Maybe it's for the best that his story gets well and truly overshadowed by the midway point as Jimmy's past catches up with him and all the drama and spookiness goes away while the supporting cast drops a metric ton of LORE upon the audience.  I confess that the premise is intriguing, although the influence of Please Save My Earth and some of the more esoteric works of Moto Hagio are pretty obvious.  While it does stop the story dead in its tracks for a while, it does allow it to change course and transform itself into more of a love triangle between Jimmy, Art, and another merman in hiding named Shona.  Shona more or less becomes our protagonist at that point, which finally allows all of the story elements to start all tying together into something moderately cohesive and far more compelling. 

ART:

The influence of Hagio is really obvious in Shimizu's art style.  While Shimizu's characters have the noodley proportions and sharp angles of 80s shojo art, they have the clear, plaintive gaze of Hagio's art.  If there's anything that doesn't work, it's the choices she made for the mermaid elder known only as Grandma.  She's drawn to resemble an aged Ndebele woman, complete with bald head, neck rings and elongated pierced earlobes, but her faces in drawn almost in broad caricature.  It's an uncomfortably racist touch to what is supposed to be an important supporting character, even if that was not Shimizu's intention.

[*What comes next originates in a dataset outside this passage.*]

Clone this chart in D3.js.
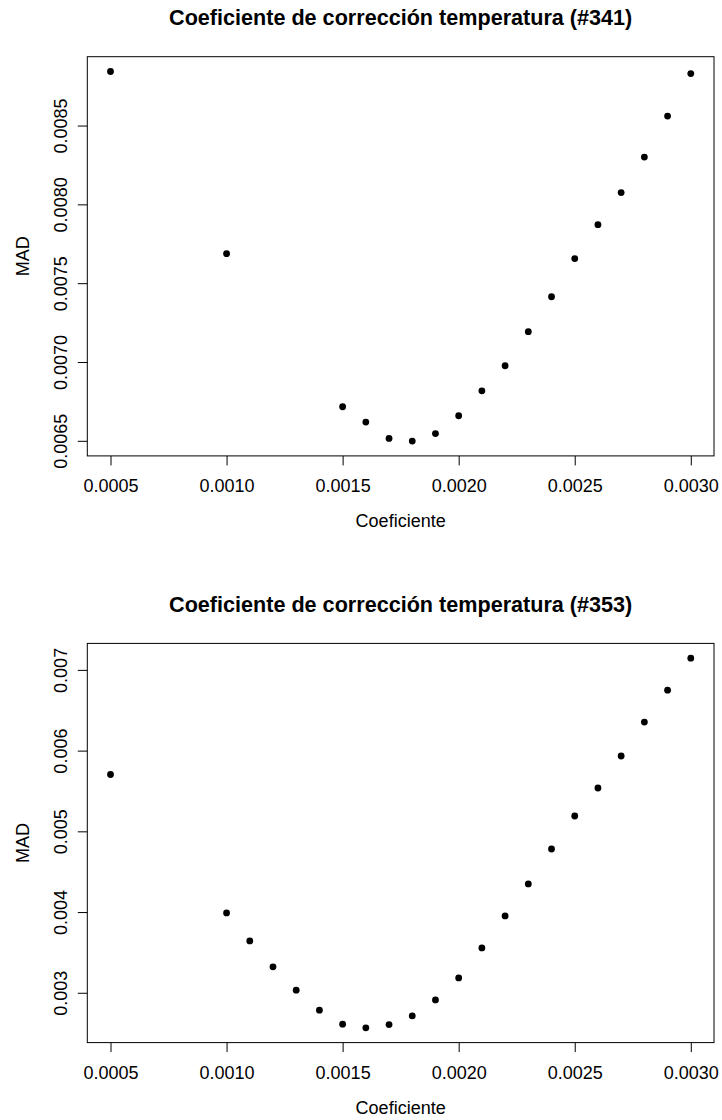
<!DOCTYPE html>
<html>
<head>
<meta charset="utf-8">
<script src="https://cdn.jsdelivr.net/npm/d3@7"></script>
<style>
  body { margin: 0; background: #fff; }
  svg text { font-family: "Liberation Sans", Arial, sans-serif; fill: #000; }
</style>
</head>
<body>
<svg id="chart" width="722" height="1120"></svg>
<script>
// x values (Coeficiente)
var coefA = [0.0005, 0.0010, 0.0015, 0.0016, 0.0017, 0.0018, 0.0019, 0.0020, 0.0021,
             0.0022, 0.0023, 0.0024, 0.0025, 0.0026, 0.0027, 0.0028, 0.0029, 0.0030];
var madA = [0.008843, 0.007687, 0.006716, 0.006619, 0.006515, 0.006498, 0.006546, 0.006659, 0.006817,
            0.006976, 0.007192, 0.007414, 0.007656, 0.007871, 0.008075, 0.008300, 0.008560, 0.008830];

var coefB = [0.0005, 0.0010, 0.0011, 0.0012, 0.0013, 0.0014, 0.0015, 0.0016, 0.0017, 0.0018, 0.0019,
             0.0020, 0.0021, 0.0022, 0.0023, 0.0024, 0.0025, 0.0026, 0.0027, 0.0028, 0.0029, 0.0030];
var madB = [0.005704, 0.003989, 0.003643, 0.003321, 0.003032, 0.002785, 0.002611, 0.002566, 0.002606, 0.002714, 0.002912,
            0.003184, 0.003556, 0.003952, 0.004349, 0.004781, 0.005190, 0.005537, 0.005933, 0.006354, 0.006749, 0.007145];

var xTicks = [0.0005, 0.0010, 0.0015, 0.0020, 0.0025, 0.0030];
var yTicksA = [0.0065, 0.0070, 0.0075, 0.0080, 0.0085];
var yTicksB = [0.003, 0.004, 0.005, 0.006, 0.007];

var titleA = "Coeficiente de corrección temperatura (#341)";
var titleB = "Coeficiente de corrección temperatura (#353)";

var svg = d3.select("#chart");

// R style padding: 4% on each side of the data range
function padded(vals) {
    var ext = d3.extent(vals);
    var pad = (ext[1] - ext[0]) * 0.04;
    return [ext[0] - pad, ext[1] + pad];
}

function drawPanel(top, xs, ys, yTicks, yFmt, title) {
    var left = 87.3, right = 714, h = 399.2;
    var bottom = top + h;

    var x = d3.scaleLinear().domain(padded(xs)).range([left, right]);
    var y = d3.scaleLinear().domain(padded(ys)).range([bottom, top]);

    var g = svg.append("g");

    // bottom axis
    var xAxis = g.append("g")
        .attr("transform", "translate(0," + bottom + ")")
        .call(d3.axisBottom(x).tickValues(xTicks).tickSize(9.5).tickSizeOuter(0)
            .tickFormat(d3.format(".4f")));
    xAxis.select(".domain").remove();
    xAxis.selectAll("line").attr("stroke", "#000");
    xAxis.selectAll("text")
        .attr("y", 36).attr("dy", 0)
        .style("font-size", "18px");

    // left axis, labels rotated like R
    var yAxis = g.append("g")
        .attr("transform", "translate(" + left + ",0)")
        .call(d3.axisLeft(y).tickValues(yTicks).tickSize(9.5).tickSizeOuter(0)
            .tickFormat(d3.format(yFmt)));
    yAxis.select(".domain").remove();
    yAxis.selectAll("line").attr("stroke", "#000");
    yAxis.selectAll("text")
        .attr("transform", "rotate(-90)")
        .attr("x", 0).attr("y", -20.5).attr("dy", 0)
        .attr("text-anchor", "middle")
        .style("font-size", "18px");

    // plot box
    g.append("rect")
        .attr("x", left).attr("y", top)
        .attr("width", right - left).attr("height", h)
        .attr("fill", "none").attr("stroke", "#000").attr("stroke-width", 1);

    // points
    g.selectAll("circle")
        .data(xs)
        .enter().append("circle")
        .attr("cx", function(d) { return x(d); })
        .attr("cy", function(d, i) { return y(ys[i]); })
        .attr("r", 3.4)
        .attr("fill", "#000");

    // titles
    g.append("text")
        .attr("x", (left + right) / 2).attr("y", top - 31.5)
        .attr("text-anchor", "middle")
        .style("font-size", "21.6px").style("font-weight", "bold")
        .text(title);

    g.append("text")
        .attr("x", (left + right) / 2).attr("y", bottom + 71)
        .attr("text-anchor", "middle")
        .style("font-size", "18px")
        .text("Coeficiente");

    g.append("text")
        .attr("transform", "translate(28.5," + (top + h / 2) + ") rotate(-90)")
        .attr("text-anchor", "middle")
        .style("font-size", "18px")
        .text("MAD");
}

drawPanel(56.7, coefA, madA, yTicksA, ".4f", titleA);
drawPanel(643.4, coefB, madB, yTicksB, ".3f", titleB);
</script>
</body>
</html>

On a completely different note, Shimizu's linework is incredibly precise, far more so than what was usually seen in 1980s shojo art.  It lends the art a sense of solidity that makes the more dream-like imagery all the more surreal.  There are the occasional moments of shojo flourish, but befitting the mermaid theme there's just as much use of aquatic touches like pearls and wave-like flowing hair and screentones versus bursts of flowers and sparkles.  There's also more effort made with the backgrounds, as there's clearly a lot more emphasis on rotoscoped images of real buildings versus screentoned voids.  Overall, the art helps to ground what is otherwise a very fantastical story in some sense of reality.

RATING:


Moon Child is ambitious, beautiful and an utterly wild ride.  There's some uncomfortable elements that are largely artifacts of its age, but it has the potential to become something unforgettable.  If you can get your hands on it, it's definitely worth checking out.

This series was published by CMX.  This series is complete in Japan with 14 volumes available.  All 14 were published and are currently out of print.